A Libyan appeals court has cleared Al-Saadi Gaddafi - son of the country's former leader, Muammar Gaddafi - of charges related to the murder of Bashir al-Riani, an ex-football star and coach.
According to an anonymous judicial source cited by Arab News, the court’s criminal chamber acquitted Al-Saadi on Tuesday of charges of "voluntary homicide."
Riani's son denounces ruling
Riani disappeared in 2005, soon after criticising Al-Saadi, who at the time was a forward for the Serie A side Udinese Calcio. His body was later found on a beach in Tripoli.
His son, Ali, condemned the court's ruling, arguing that his family would appeal the decision.
"The case is clear. All the evidence and testimony confirm the responsibility of Saadi Qaddafi," Ali Al-Rayani told the 218News channel.
"How is it possible that a criminal whose culpability is confirmed by concrete evidence can be acquitted... It's impossible!
"We could not get justice under his father’s regime, we will get it now, I'm confident!"

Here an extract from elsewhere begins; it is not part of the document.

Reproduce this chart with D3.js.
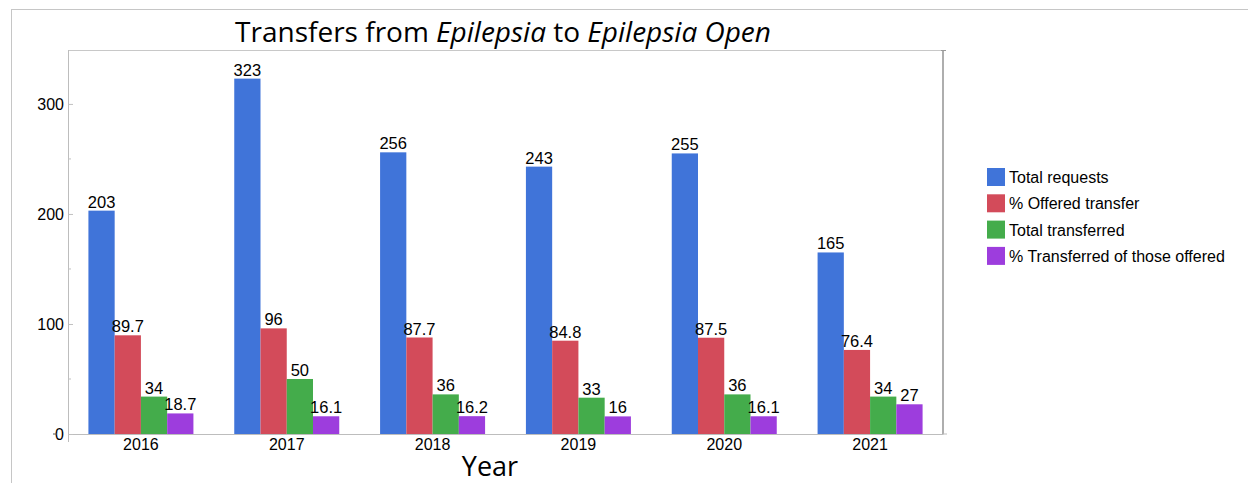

Gaddafi, who was extradited from Niger on March 6, 2014, is also being tried for his alleged involvement in the deadly crackdown on the revolt that collapsed his father's regime in 2011.
From Tripoli to Serie A
From an early age, Al-Saadi Gaddafi, the third son of the former dictator, was obsessed with football.
In 1990, he began playing as a forward for Alahly Tripoli, one of Libya's biggest clubs, before moving to local rivals Al-Ittihad Tripoli a year later.
He stayed with Al-Ittihad until 2003, when he signed for Serie A's Perugia.
In Italy, a country in which his father had considerable business connections, Al-Saadi hired the Argentine legend Diego Armando Maradona as his technical consultant.
He made only one appearance for Perugia before failing a drug test.
In 2005, Al-Saadi joined the Champions League-bound side Udinese, playing only 10 minutes in an end-of-season match against Cagliari.
Finally, in 2006, he moved to Sampdoria, where he didn't play a single game.
"He had possibilities that no other player could have. No team could dream of - from one evening to the next morning - arranging an appointment with the best doctor in Italy, flying a player out to see him and being all done in half a day," Al-Saad's team-mate at Perugia, Emanuele Berretoni, once said.
"He had a huge desire to learn. That was a thing that jumped out at you."